2. Chester also points out that Calvin and Luther did not disconnect justification and christology as much as their later interpreters did (as by e.g. Melanchthon and Perkins). Both Calvin and Luther connect justification to union with Christ in Gal. 2.19-20.
3. Chester notes that both the Reformers and their Catholic interlocutors understood ek pisteos christou as "by faith in Christ". This pistis christou debate was a non-entity during the Reformation.
This is a fine article, let me add a few comments stimulated by Chester's article:
I think it is certainly correct that "works of the law" means simply the works which the law requries. However, this is not an atemporal statement of human effort to please to God, and it includes commandments that set-apart the Jewish people from Gentiles. A cursory reading of Menahem Stern's Greek and Latin Authors on Jews and Judaism shows that it was the peculiar behaviour of Jews that stood out to pagan authors (esp. circumcision, sabbath keeping, and the food laws). Thus, "works of the law" designates the epoch of the Sinaitic legislation but also the distinctive social practices of the Jewish people. In other words, it denotes the entire Mosaic code and the Jewish way of life as codified in the Torah.
In
SROG I explored more fully the link between 2.11-14 (Antioch episode) and 2.15-21 (justification by faith). The question is, how do you get from a debate about food and fellowship to some dramatic and powerful statements by Paul about righteousness by faith? What starts off with a basic discussion of maintaining Jewish distinctiveness in a mixed Jew/Gentile setting soon gives way to a more fundamental question of the individual's relation to God and what mediates that relationship: law or Christ.
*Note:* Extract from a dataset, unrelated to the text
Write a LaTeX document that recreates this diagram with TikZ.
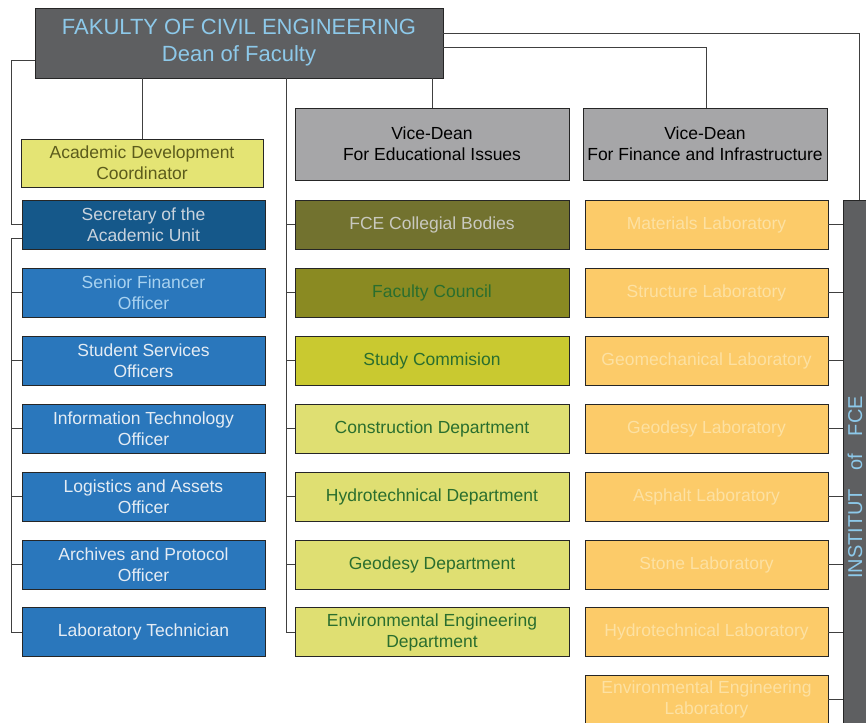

For Paul, "righteousness" is not a cipher for "covenant status" or "identity legimitation" but it refers to one's status before God at the eschaton in light of the final judgment. Of course that of itself has huge sociological consequences for one how initiates and integrates non-Jews into Jesus-believing fellowships with other Jesus-believing Jews.
Before lampooning "boundary markers" as Jewish "ceremonies" redivvus, see Dunn, "The New Perspective: Whence, What, and Whither?" p. 25, n. 106.
Chester has confirmed for me what is my basic suspicion. We have no need to abandon the basic theological architecture bequeathed to us by the Reformation, but we have to recognize and grasp more closely the sociological dimensions of Torah concerning group identity and group boundaries etc, and also the ecclesiological implications of justification.
As I've said before: justification is the act whereby God creates a new people, with a new status, in a new covenant, as a foretaste of the new age!